Primary source verification, credentialing, enrollment and privileging require near-heroic due diligence and attention to detail. Credentialing software, for instance, automates a rigorous follow-up process that doesn’t end until the credential is approved or resolved. If any requirement or piece of information is missing along the way, the software will catch and flag it.

GRC software with integrated credentialing functionality can help MSPs move more efficiently—and therefore realize revenue more quickly—even through the most cumbersome administrative tasks. It can also speed other important requirements, like granting clinical privileges, conducting performance evaluations, securing state licensure, and onboarding new practitioners.

Quality director

The quality director serves as advisor for all activities related to the evaluation of patient care based on statistical analysis and best practices. Integrated GRC software enables them to:

  • Analyze data for trends and recommend to hospital leaders corrective action
  • Monitor recommendations until action plans are in place and improvement is proven effective and included in facility policy
  • Maintain a close working relationship with the risk management department to monitor adverse event reporting/responses and corrective action for compliance

HR and payroll professionals

Human resources has the critical job of workforce management, which, in many hospitals, surprisingly still relies on manual tasks and paper records. For them, GRC software eliminates this dependence. More importantly, it connects these widespread areas stemming from workforce management: clinical, financial, staff engagement, patient satisfaction, and compliance.

Integrated GRC software links these critical roles and functions, and others, enterprise wide and can proactively and efficiently assess, communicate, and mitigate operational and financial risks even in the midst of frequently shifting requirements in a way that even the best employees cannot.

The added control of GRC software

In addition to helping manage employees, contracts, and other internal matters, GRC software can help healthcare organizations better control over outside factors such as patients, visitors, and vendors.

For example, when it comes to working with vendors, healthcare organizations must take precautions that organizations in other industries don’t face. When allowing a vendor to access a medical facility or health system, organizations must work carefully to ensure continued patient safety, information privacy, and other policies. GRC software can enable vendor background checks, credentialing, training, and policy reviews and even provide insights into which vendors are most compliant with an organization's policies.

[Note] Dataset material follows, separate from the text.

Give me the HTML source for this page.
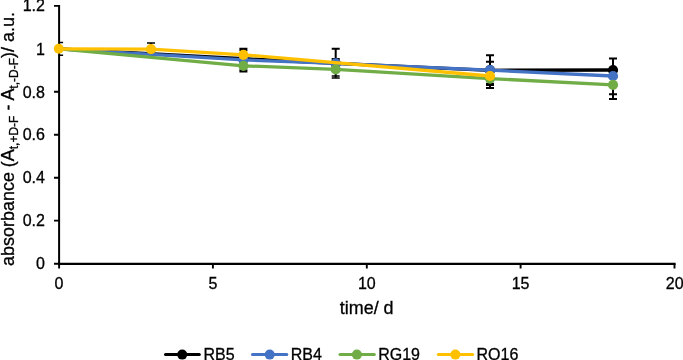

Software can enable similar controls for other visitors, too, with features like easy check-ins and dashboards that give users insight into which vendors and visitors are currently onsite. 

Finally, GRC software can also help keep patients' health and information safe thanks to tools that enable quality monitoring and safety and incident reporting. Among them are software solutions that not only allow users to access automated, online, and customizable forms for easy reporting on any device, but also ones that provide additional analysis and monitoring. Such follow-up functions enable interventions, tracking, audits, and other controls that ensure providers and staff learn from every incident and improve individually and as a team over time.

The bottom line

Having a GRC structure in place is critically important for any company, but the stakes are higher and the requirements are stricter for healthcare organizations. GRC software makes that process easier by ensuring that every box is checked, every requirement is met, every dollar is secure, every physician is credentialed and licensed, and every patient is safe. 

That's especially important when considering how quickly requirements can change and policies can shift. With an enterprise-wide GRC software solution in place, healthcare organizations can get on with the business of taking care of patients and trust that their GRC framework is automated, fast, streamlined, and secure.